## Start COLLECTED DATA

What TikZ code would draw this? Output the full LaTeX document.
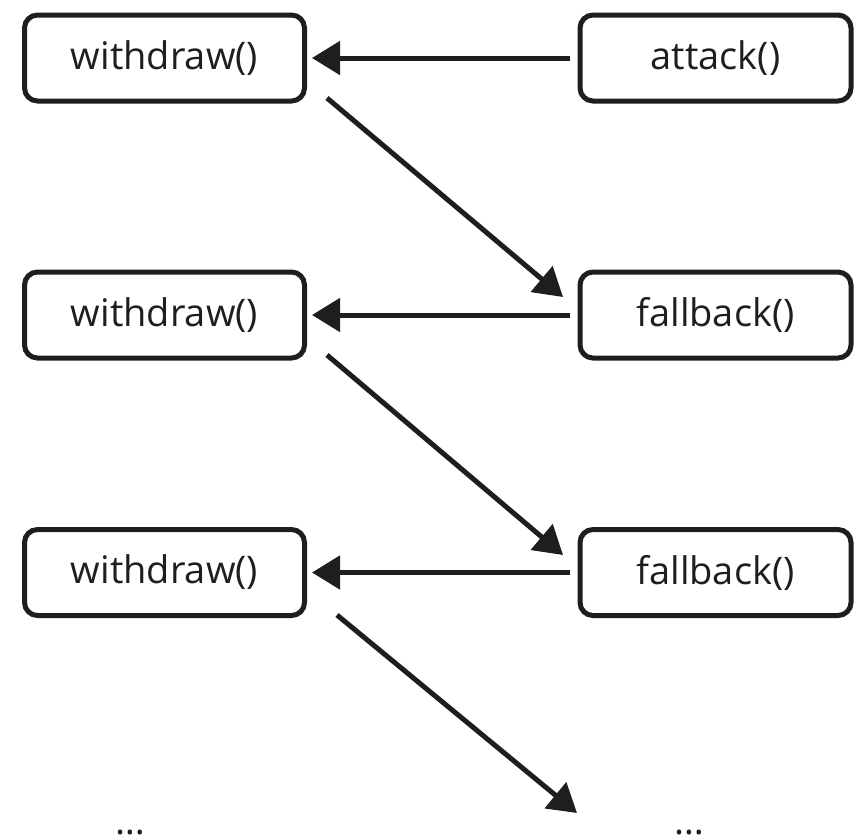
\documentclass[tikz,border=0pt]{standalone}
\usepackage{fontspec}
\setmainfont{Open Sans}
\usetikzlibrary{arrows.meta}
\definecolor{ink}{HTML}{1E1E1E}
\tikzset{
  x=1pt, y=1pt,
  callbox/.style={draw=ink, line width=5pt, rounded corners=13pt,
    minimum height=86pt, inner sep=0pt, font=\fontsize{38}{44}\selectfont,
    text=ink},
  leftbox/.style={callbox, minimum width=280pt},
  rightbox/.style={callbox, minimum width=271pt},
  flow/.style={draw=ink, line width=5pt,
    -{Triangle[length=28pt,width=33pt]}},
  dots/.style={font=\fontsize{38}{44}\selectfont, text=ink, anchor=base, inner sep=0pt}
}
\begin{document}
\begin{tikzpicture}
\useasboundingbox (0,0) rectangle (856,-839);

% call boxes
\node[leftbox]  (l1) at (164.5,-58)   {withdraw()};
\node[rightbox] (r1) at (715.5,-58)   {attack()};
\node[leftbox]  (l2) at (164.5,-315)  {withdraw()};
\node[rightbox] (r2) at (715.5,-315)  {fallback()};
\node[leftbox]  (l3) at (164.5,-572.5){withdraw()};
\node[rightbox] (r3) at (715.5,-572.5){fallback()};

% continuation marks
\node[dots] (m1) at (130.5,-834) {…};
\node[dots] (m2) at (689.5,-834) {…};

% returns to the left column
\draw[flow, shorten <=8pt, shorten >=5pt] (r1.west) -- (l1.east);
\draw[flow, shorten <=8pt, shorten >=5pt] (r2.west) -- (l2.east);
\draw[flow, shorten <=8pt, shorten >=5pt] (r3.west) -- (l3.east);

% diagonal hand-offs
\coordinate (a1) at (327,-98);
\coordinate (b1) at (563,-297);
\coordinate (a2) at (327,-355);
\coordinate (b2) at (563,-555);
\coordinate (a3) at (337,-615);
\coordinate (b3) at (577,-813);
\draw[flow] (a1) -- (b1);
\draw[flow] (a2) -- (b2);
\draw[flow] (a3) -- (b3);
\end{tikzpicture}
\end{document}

## End COLLECTED DATA

Pictures in the data above should not be copied; transcribe everything else exactly.

What TikZ code would draw this? Output the full LaTeX document.
\documentclass[tikz,border=0pt]{standalone}
\usepackage{fontspec}
\setmainfont{Open Sans}
\usetikzlibrary{arrows.meta}
\definecolor{ink}{HTML}{1E1E1E}
\tikzset{
  x=1pt, y=1pt,
  callbox/.style={draw=ink, line width=5pt, rounded corners=13pt,
    minimum height=86pt, inner sep=0pt, font=\fontsize{38}{44}\selectfont,
    text=ink},
  leftbox/.style={callbox, minimum width=280pt},
  rightbox/.style={callbox, minimum width=271pt},
  flow/.style={draw=ink, line width=5pt,
    -{Triangle[length=28pt,width=33pt]}},
  dots/.style={font=\fontsize{38}{44}\selectfont, text=ink, anchor=base, inner sep=0pt}
}
\begin{document}
\begin{tikzpicture}
\useasboundingbox (0,0) rectangle (856,-839);

% call boxes
\node[leftbox]  (l1) at (164.5,-58)   {withdraw()};
\node[rightbox] (r1) at (715.5,-58)   {attack()};
\node[leftbox]  (l2) at (164.5,-315)  {withdraw()};
\node[rightbox] (r2) at (715.5,-315)  {fallback()};
\node[leftbox]  (l3) at (164.5,-572.5){withdraw()};
\node[rightbox] (r3) at (715.5,-572.5){fallback()};

% continuation marks
\node[dots] (m1) at (130.5,-834) {…};
\node[dots] (m2) at (689.5,-834) {…};

% returns to the left column
\draw[flow, shorten <=8pt, shorten >=5pt] (r1.west) -- (l1.east);
\draw[flow, shorten <=8pt, shorten >=5pt] (r2.west) -- (l2.east);
\draw[flow, shorten <=8pt, shorten >=5pt] (r3.west) -- (l3.east);

% diagonal hand-offs
\coordinate (a1) at (327,-98);
\coordinate (b1) at (563,-297);
\coordinate (a2) at (327,-355);
\coordinate (b2) at (563,-555);
\coordinate (a3) at (337,-615);
\coordinate (b3) at (577,-813);
\draw[flow] (a1) -- (b1);
\draw[flow] (a2) -- (b2);
\draw[flow] (a3) -- (b3);
\end{tikzpicture}
\end{document}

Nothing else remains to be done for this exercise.